- The task -
Copy out each line of the listing that has the word "chart" in it.

- Recorded data -
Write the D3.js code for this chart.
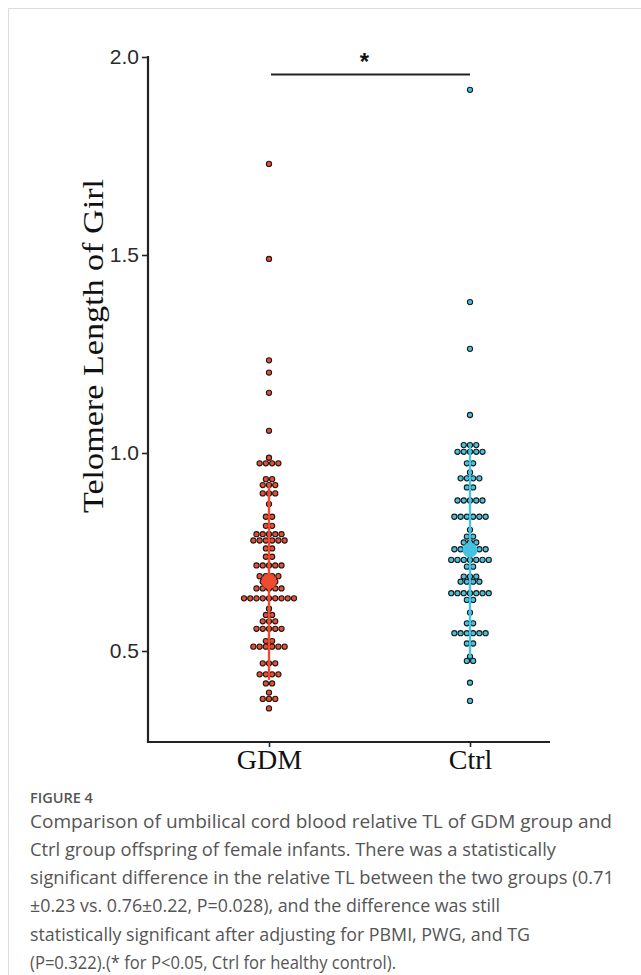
<!DOCTYPE html>
<html><head><meta charset="utf-8">
<script src="https://cdn.jsdelivr.net/npm/d3@7"></script>
<style>html,body{margin:0;padding:0;background:#fff;}</style>
</head><body>
<svg id="chart" width="641" height="975"></svg>
<script>
// ---- data ----
const groups = ["GDM", "Ctrl"];
const groupColors = ["#EE4B2F", "#45C3E2"];
const gdmValues = [1.73, 1.49, 1.234, 1.203, 1.152, 1.056,
  0.988, 0.974, 0.974, 0.974, 0.974,
  0.934, 0.934, 0.919, 0.919, 0.919, 0.898, 0.898, 0.898,
  0.871, 0.839, 0.839, 0.816, 0.816,
  0.795, 0.795, 0.795, 0.795, 0.795,
  0.779, 0.779, 0.779, 0.779, 0.779, 0.779,
  0.759, 0.759, 0.738, 0.738,
  0.716, 0.716, 0.716, 0.716, 0.716,
  0.689, 0.689, 0.689, 0.689, 0.675, 0.675, 0.675,
  0.658, 0.658, 0.658, 0.658, 0.658,
  0.633, 0.633, 0.633, 0.633, 0.633, 0.633, 0.633, 0.633, 0.633,
  0.607, 0.591, 0.591, 0.575, 0.575, 0.575,
  0.556, 0.556, 0.556, 0.556, 0.556,
  0.525, 0.525, 0.511, 0.511, 0.511, 0.511, 0.511, 0.511,
  0.469, 0.469, 0.469, 0.441, 0.441, 0.441, 0.441,
  0.418, 0.418, 0.395, 0.379, 0.379, 0.379, 0.355];
const ctrlValues = [1.917, 1.381, 1.263, 1.096,
  1.020, 1.020, 1.020, 1.003, 1.003, 1.003, 1.003, 1.003,
  0.974, 0.974, 0.951, 0.936, 0.936, 0.936, 0.936, 0.913, 0.913,
  0.880, 0.880, 0.880, 0.880, 0.880,
  0.839, 0.839, 0.839, 0.839, 0.839, 0.839,
  0.806, 0.789, 0.789, 0.774, 0.774, 0.774,
  0.757, 0.757, 0.757, 0.757, 0.757, 0.757,
  0.730, 0.730, 0.730, 0.730, 0.730, 0.730, 0.730,
  0.713, 0.713, 0.688, 0.688, 0.688, 0.675, 0.675, 0.675, 0.675,
  0.646, 0.646, 0.646, 0.646, 0.646, 0.646, 0.646,
  0.629, 0.629, 0.597, 0.570, 0.570,
  0.545, 0.545, 0.545, 0.545, 0.545, 0.545,
  0.519, 0.519, 0.486, 0.475, 0.475, 0.420, 0.374];
const meanValues = [0.6755, 0.755];
const sdValues = [0.2485, 0.265];
const yTicks = [0.5, 1.0, 1.5, 2.0];
const yTitle = "Telomere Length of Girl";
const sigLabel = "*";
const captionTitle = "FIGURE 4";
const captionLines = [
  "Comparison of umbilical cord blood relative TL of GDM group and",
  "Ctrl group offspring of female infants. There was a statistically",
  "significant difference in the relative TL between the two groups (0.71",
  "\u00B10.23 vs. 0.76\u00B10.22, P=0.028), and the difference was still",
  "statistically significant after adjusting for PBMI, PWG, and TG",
  "(P=0.322).(* for P<0.05, Ctrl for healthy control)."
];

// ---- layout (styling constants) ----
const captionWidths = [582, 526, 584, 470, 500, 366];
const svg = d3.select("#chart");
const axisLeftX = 148, axisRightX = 550, axisBottomY = 742;
const y = d3.scaleLinear().domain([0.5, 2.0]).range([651, 57]);
const x = d3.scalePoint().domain(groups).range([269, 470]);
const dotStep = 6.25;

// frame
svg.append("line").attr("x1", 8.5).attr("x2", 8.5).attr("y1", 8).attr("y2", 975)
  .attr("stroke", "#dcdcdc").attr("stroke-width", 1);
svg.append("line").attr("x1", 8).attr("x2", 641).attr("y1", 8.5).attr("y2", 8.5)
  .attr("stroke", "#dcdcdc").attr("stroke-width", 1);

// y axis
const yAxis = d3.axisLeft(y).tickValues(yTicks).tickFormat(d3.format(".1f"))
  .tickSize(6).tickPadding(3);
const gy = svg.append("g").attr("transform", `translate(${axisLeftX},0)`).call(yAxis);
gy.select(".domain").remove();
gy.selectAll(".tick line").attr("stroke", "#222").attr("stroke-width", 1.6);
gy.selectAll(".tick text").attr("font-family", "Liberation Sans, Arial, sans-serif")
  .attr("font-size", 21).attr("fill", "#2a2a2a");
svg.append("line").attr("x1", axisLeftX).attr("x2", axisLeftX)
  .attr("y1", y(2.0) - 1).attr("y2", axisBottomY + 1)
  .attr("stroke", "#222").attr("stroke-width", 2.2);

// x axis
const xAxis = d3.axisBottom(x).tickSize(5).tickPadding(1);
const gx = svg.append("g").attr("transform", `translate(0,${axisBottomY})`).call(xAxis);
gx.select(".domain").remove();
gx.selectAll(".tick line").attr("stroke", "#222").attr("stroke-width", 1.6);
gx.selectAll(".tick text").attr("font-family", "Liberation Serif, Times New Roman, serif")
  .attr("font-size", 28).attr("fill", "#111").attr("dy", "0.75em");
svg.append("line").attr("x1", axisLeftX - 1).attr("x2", axisRightX)
  .attr("y1", axisBottomY).attr("y2", axisBottomY)
  .attr("stroke", "#222").attr("stroke-width", 2.2);

// y title
svg.append("text")
  .attr("transform", `translate(103,346) rotate(-90)`)
  .attr("text-anchor", "middle")
  .attr("font-family", "Liberation Serif, Times New Roman, serif")
  .attr("font-size", 30).attr("fill", "#111")
  .attr("textLength", 334).attr("lengthAdjust", "spacingAndGlyphs")
  .text(yTitle);

// dots (rows of equal values centered on the group)
const allValues = [gdmValues, ctrlValues];
allValues.forEach((vals, gi) => {
  const rows = d3.group(vals, v => v);
  const pts = [];
  for (const [v, arr] of rows) {
    arr.forEach((_, i) => pts.push({v, off: (i - (arr.length - 1) / 2) * dotStep}));
  }
  svg.append("g").selectAll("circle").data(pts).join("circle")
    .attr("cx", d => x(groups[gi]) + d.off)
    .attr("cy", d => y(d.v))
    .attr("r", 2.6)
    .attr("fill", groupColors[gi])
    .attr("stroke", "#1a1a1a").attr("stroke-width", 1.1);
});

// mean ± sd
groups.forEach((g, gi) => {
  svg.append("line")
    .attr("x1", x(g)).attr("x2", x(g))
    .attr("y1", y(meanValues[gi] + sdValues[gi]))
    .attr("y2", y(meanValues[gi] - sdValues[gi]))
    .attr("stroke", groupColors[gi]).attr("stroke-width", 2.4);
  svg.append("circle")
    .attr("cx", x(g)).attr("cy", y(meanValues[gi]))
    .attr("r", 7.5).attr("fill", groupColors[gi]);
});

// significance bar
svg.append("line").attr("x1", x(groups[0]) + 2).attr("x2", x(groups[1]))
  .attr("y1", 74.5).attr("y2", 74.5).attr("stroke", "#222").attr("stroke-width", 2);
svg.append("text").attr("x", (x(groups[0]) + x(groups[1])) / 2 - 5).attr("y", 70)
  .attr("text-anchor", "middle")
  .attr("font-family", "Liberation Sans, Arial, sans-serif")
  .attr("font-size", 24).attr("font-weight", "bold").attr("fill", "#111")
  .text(sigLabel);

// caption
svg.append("text").attr("x", 30).attr("y", 803)
  .attr("font-family", "Open Sans, sans-serif").attr("font-size", 14.5)
  .attr("font-weight", 600).attr("fill", "#555").text(captionTitle);
svg.append("g").selectAll("text").data(captionLines).join("text")
  .attr("x", 30).attr("y", (d, i) => 827.5 + i * 28.3)
  .attr("font-family", "Open Sans, sans-serif").attr("font-size", 17.8)
  .attr("fill", "#555")
  .attr("textLength", (d, i) => captionWidths[i]).attr("lengthAdjust", "spacingAndGlyphs")
  .text(d => d);
</script>
</body></html>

- Output of the task -
Write the D3.js code for this chart.
<svg id="chart" width="641" height="975"></svg>
const svg = d3.select("#chart");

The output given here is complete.